DNAinfo: Chinatown's Stinky Street Puddles a Drain on Community, Pols Say

September 27, 2011

By Patrick Hedlund

CHINATOWN — Chinatown’s pervasive street puddles pose health and quality-of-life problems in the bustling neighborhood and need to be addressed more effectively by the city, a group of local officials said Friday.

State Sen. Daniel Squadron called on the Department of Transportation to fix the fetid pools, which don’t regularly drain, giving Chinatown a reputation for uncleanliness and driving away business, he said.

Squadron released a report Friday on the “ponding” problem — water pooling in the streets, near the curb — citing a whopping 93 separate puddles he found during the first two weeks of August throughout the neighborhood that didn’t drain a full two days after rainfall.

The report singled out five block — along Mulberry, Mott, Elizabeth, Bayard and Baxter streets — as having a particularly high concentration of ponding.

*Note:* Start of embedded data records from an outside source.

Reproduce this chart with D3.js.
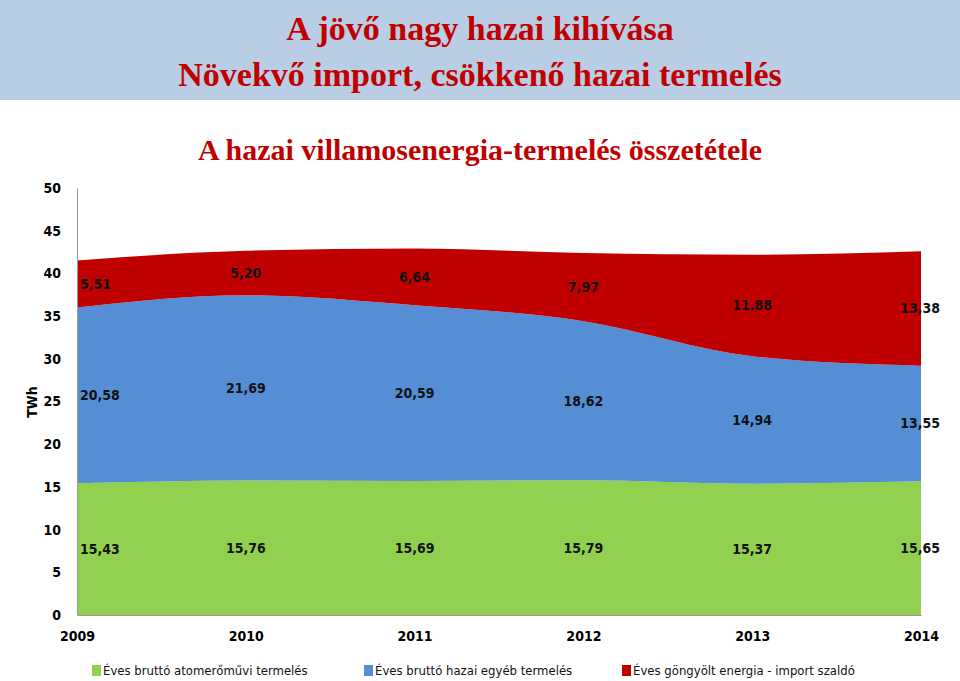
<!DOCTYPE html>
<html>
<head>
<meta charset="utf-8">
<script src="https://cdn.jsdelivr.net/npm/d3@7"></script>
<style>
  body { margin: 0; background: #fff; }
  svg { display: block; }
</style>
</head>
<body>
<div id="chart"></div>
<script>
// data
const years = ["2009", "2010", "2011", "2012", "2013", "2014"];
const nuclear = [15.43, 15.76, 15.69, 15.79, 15.37, 15.65];
const otherDomestic = [20.58, 21.69, 20.59, 18.62, 14.94, 13.55];
const importBalance = [5.51, 5.20, 6.64, 7.97, 11.88, 13.38];
const seriesNames = [
  "Éves bruttó atomerőművi termelés",
  "Éves bruttó hazai egyéb termelés",
  "Éves göngyölt energia - import szaldó"
];
const colors = ["#92d050", "#558ed5", "#c00000"];
const yTicks = [0, 5, 10, 15, 20, 25, 30, 35, 40, 45, 50];

const width = 960, height = 681;
const fmt = v => v.toFixed(2).replace(".", ",");
const bodyFont = "'DejaVu Sans Condensed', 'Liberation Sans Narrow', sans-serif";

const svg = d3.select("#chart").append("svg")
  .attr("width", width).attr("height", height);

// title band
svg.append("rect").attr("x", 0).attr("y", 0).attr("width", width).attr("height", 100)
  .attr("fill", "#b9cde5");
svg.append("text").attr("x", 480).attr("y", 40).attr("text-anchor", "middle")
  .attr("font-family", "'Liberation Serif', serif").attr("font-weight", "bold")
  .attr("font-size", 34).attr("fill", "#c00000").text("A jövő nagy hazai kihívása");
svg.append("text").attr("x", 480).attr("y", 86).attr("text-anchor", "middle")
  .attr("font-family", "'Liberation Serif', serif").attr("font-weight", "bold")
  .attr("font-size", 34).attr("fill", "#c00000").text("Növekvő import, csökkenő hazai termelés");
svg.append("text").attr("x", 480).attr("y", 160).attr("text-anchor", "middle")
  .attr("font-family", "'Liberation Serif', serif").attr("font-weight", "bold")
  .attr("font-size", 30).attr("fill", "#c00000").text("A hazai villamosenergia-termelés összetétele");

// scales
const x = d3.scalePoint().domain(years).range([77, 921]);
const y = d3.scaleLinear().domain([0, 50]).range([615, 188]);

const table = years.map((yr, i) => ({
  year: yr, a: nuclear[i], b: otherDomestic[i], c: importBalance[i]
}));
const stack = d3.stack().keys(["a", "b", "c"])(table);

const area = d3.area()
  .x(d => x(d.data.year))
  .y0(d => y(d[0]))
  .y1(d => y(d[1]))
  .curve(d3.curveMonotoneX);

svg.append("g").selectAll("path").data(stack).join("path")
  .attr("d", area).attr("fill", (d, i) => colors[i]);

// axes
const yAxis = svg.append("g").attr("transform", "translate(77,0)")
  .call(d3.axisLeft(y).tickValues(yTicks).tickSize(0).tickPadding(16));
yAxis.select(".domain").attr("stroke", "#999");
yAxis.selectAll("text").attr("font-family", bodyFont).attr("font-weight", "bold")
  .attr("font-size", 14).attr("fill", "#000");

const xAxis = svg.append("g").attr("transform", "translate(0,615)")
  .call(d3.axisBottom(x).tickSize(0).tickPadding(16));
xAxis.select(".domain").attr("stroke", "#999");
xAxis.selectAll("text").attr("font-family", bodyFont).attr("font-weight", "bold")
  .attr("font-size", 14).attr("fill", "#000");

svg.append("text").attr("transform", "translate(37,402) rotate(-90)")
  .attr("text-anchor", "middle").attr("font-family", bodyFont).attr("font-weight", "bold")
  .attr("font-size", 14).text("TWh");

// value labels at layer midpoints
stack.forEach(layer => {
  svg.append("g").selectAll("text").data(layer).join("text")
    .attr("x", (d, i) => i === 0 ? x(d.data.year) + 3 : i === years.length - 1 ? x(d.data.year) + 19 : x(d.data.year))
    .attr("y", d => y((d[0] + d[1]) / 2) + 5)
    .attr("text-anchor", (d, i) => i === 0 ? "start" : i === years.length - 1 ? "end" : "middle")
    .attr("font-family", bodyFont).attr("font-weight", "bold").attr("font-size", 14)
    .attr("fill", "#111")
    .text(d => fmt(d[1] - d[0]));
});

// legend
const legendX = [92, 364, 622];
const legend = svg.append("g").selectAll("g").data(seriesNames).join("g")
  .attr("transform", (d, i) => `translate(${legendX[i]},664)`);
legend.append("rect").attr("width", 9).attr("height", 11).attr("y", 1)
  .attr("fill", (d, i) => colors[i]);
legend.append("text").attr("x", 11).attr("y", 11)
  .attr("font-family", bodyFont).attr("font-size", 13).attr("fill", "#111")
  .text(d => d);
</script>
</body>
</html>
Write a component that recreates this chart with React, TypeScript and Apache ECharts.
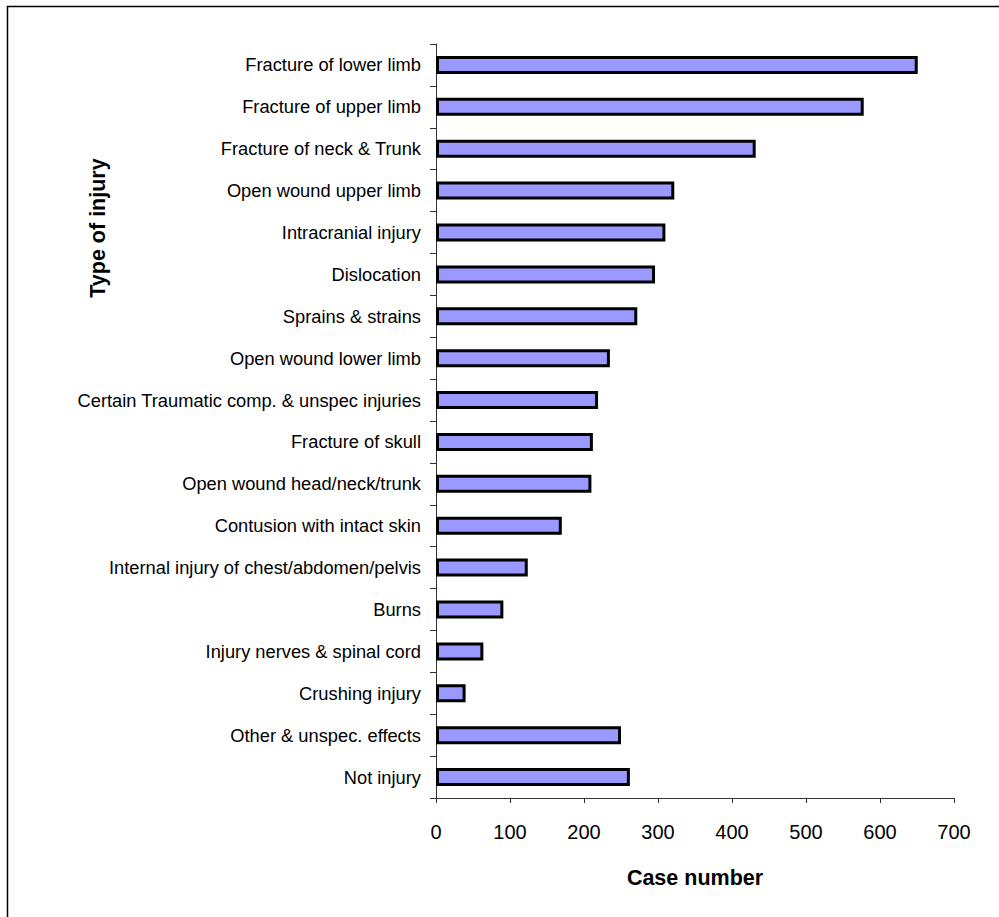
import React, { useEffect, useRef } from "react";
import * as echarts from "echarts";

const categories: string[] = [
  "Fracture of lower limb",
  "Fracture of upper limb",
  "Fracture of neck & Trunk",
  "Open wound upper limb",
  "Intracranial injury",
  "Dislocation",
  "Sprains & strains",
  "Open wound lower limb",
  "Certain Traumatic comp. & unspec injuries",
  "Fracture of skull",
  "Open wound head/neck/trunk",
  "Contusion with intact skin",
  "Internal injury of chest/abdomen/pelvis",
  "Burns",
  "Injury nerves & spinal cord",
  "Crushing injury",
  "Other & unspec. effects",
  "Not injury",
];

const caseNumbers: number[] = [
  651, 578, 432, 322, 310, 296, 272, 235, 219, 212, 210, 170, 124, 91, 64, 40, 250, 262,
];

const xTicks: number[] = [0, 100, 200, 300, 400, 500, 600, 700];

const xTitle = "Case number";
const yTitle = "Type of injury";

const FONT = "Arial, 'Liberation Sans', Helvetica, sans-serif";

export default function App() {
  const ref = useRef<HTMLDivElement>(null);
  useEffect(() => {
    if (!ref.current) return;
    const chart = echarts.init(ref.current, undefined, { renderer: "svg" });
    chart.setOption({
      animation: false,
      backgroundColor: "#ffffff",
      grid: { left: 436, right: 45, top: 44, bottom: 119, containLabel: false },
      xAxis: {
        type: "value",
        min: xTicks[0],
        max: xTicks[xTicks.length - 1],
        interval: 100,
        splitLine: { show: false },
        axisLine: { show: true, lineStyle: { color: "#333333", width: 1 } },
        axisTick: { show: true, length: 5, lineStyle: { color: "#333333" } },
        axisLabel: {
          color: "#000000",
          fontSize: 20,
          fontFamily: FONT,
          margin: 24,
        },
      },
      yAxis: {
        type: "category",
        data: categories,
        inverse: true,
        axisLine: { show: true, onZero: false, lineStyle: { color: "#333333", width: 1 } },
        axisTick: { show: true, length: 6, alignWithLabel: false, lineStyle: { color: "#333333" } },
        axisLabel: {
          color: "#000000",
          fontSize: 18.3,
          fontFamily: FONT,
          margin: 15,
          interval: 0,
        },
      },
      series: [
        {
          type: "bar",
          data: caseNumbers,
          barWidth: 18,
          itemStyle: {
            color: "#9999ff",
            borderColor: "#000000",
            borderWidth: 3,
          },
        },
      ],
      graphic: [
        {
          type: "rect",
          shape: { x: 7.5, y: 6.5, width: 1200, height: 1200 },
          style: { fill: "none", stroke: "#000000", lineWidth: 1.5 },
          silent: true,
        },
        {
          type: "text",
          x: 98,
          y: 228,
          rotation: Math.PI / 2,
          style: {
            text: yTitle,
            fontSize: 21.5,
            fontWeight: "bold",
            fontFamily: FONT,
            fill: "#000000",
            align: "center",
            verticalAlign: "middle",
          },
        },
        {
          type: "text",
          x: 695,
          y: 878,
          style: {
            text: xTitle,
            fontSize: 21.5,
            fontWeight: "bold",
            fontFamily: FONT,
            fill: "#000000",
            align: "center",
            verticalAlign: "middle",
          },
        },
      ],
    });
    return () => chart.dispose();
  }, []);
  return (
    <div
      ref={ref}
      style={{ position: "absolute", left: 0, top: 0, width: 999, height: 917 }}
    />
  );
}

The senator, joined by Councilwoman Margaret Chin and other Chinatown officials, said persistent ponding discourages people from coming to the neighborhood and poses a risk to pedestrians trying to navigate the odorous pools, which often collect refuse and other dirty street liquids. The standing water also seeps into the roadbed, creating larger potholes, he added.

“It sinks,” Squadron said, at a press conference in Columbus Park Friday. “It’s a real drain on the quality of life of the community.”

The senator asked that the city create a specific 311 category for ponding, to develop a more effective system for recording and tracking repair requests.

“No one knows what to do about it,” Squadron said, referring to his report, which found that more than half of respondents surveyed about the issue did not know who to contact or that reporting the problem was even possible.

The DOT said it does respond to complaints about ponding and will fix any road defects whenever possible. If the pool requires significant draining or the addition of a catch basin, the agency refers the matter to the Department of Environmental Protection, a DOT spokesman said.

A spokesman from the city's Department of Information Technology and Telecommunications added that 311 does currently take complaints about ponding — approximately 2,000 to 3,000 per year citywide — and usually routes them to DEP for inspection. If the agency finds a road defect, it will refer the issue to DOT for repair.

Nearly three-quarters of survey respondents in the report said the nasty puddles negatively impacted their shopping or eating experiences.

“It really is a health issue as well,” said Chris Kui, executive director of Asian Americans for Equality, noting that the pools attract street runoff as well as including mosquitoes and other insects. “We want to make sure that these holes get filled.”

The report was released just days after the City Council unanimously approved the formation of a Chinatown Business Improvement District, which would be responsible for street cleaning and other beautification efforts in the community.

“We’re trying to build Chinatown to make it brighter and cleaner,” said Chin, a big proponent of the BID. “We got to find a solution to this problem.”

Community Board 3 district manager Susan Stetzer, who was also on hand at the press conference, said fixing the puddles has been one of the board’s budget priorities for years.

“People can’t get where they’re going,” she said of the effect on residents and tourists, who local merchants rely heavily on for business.

Squadron was quick to note that it’s ultimately the city’s responsibility to repair poor road conditions.

“The idea of, ‘Oh, that’s just Chinatown’ is unacceptable,” he said.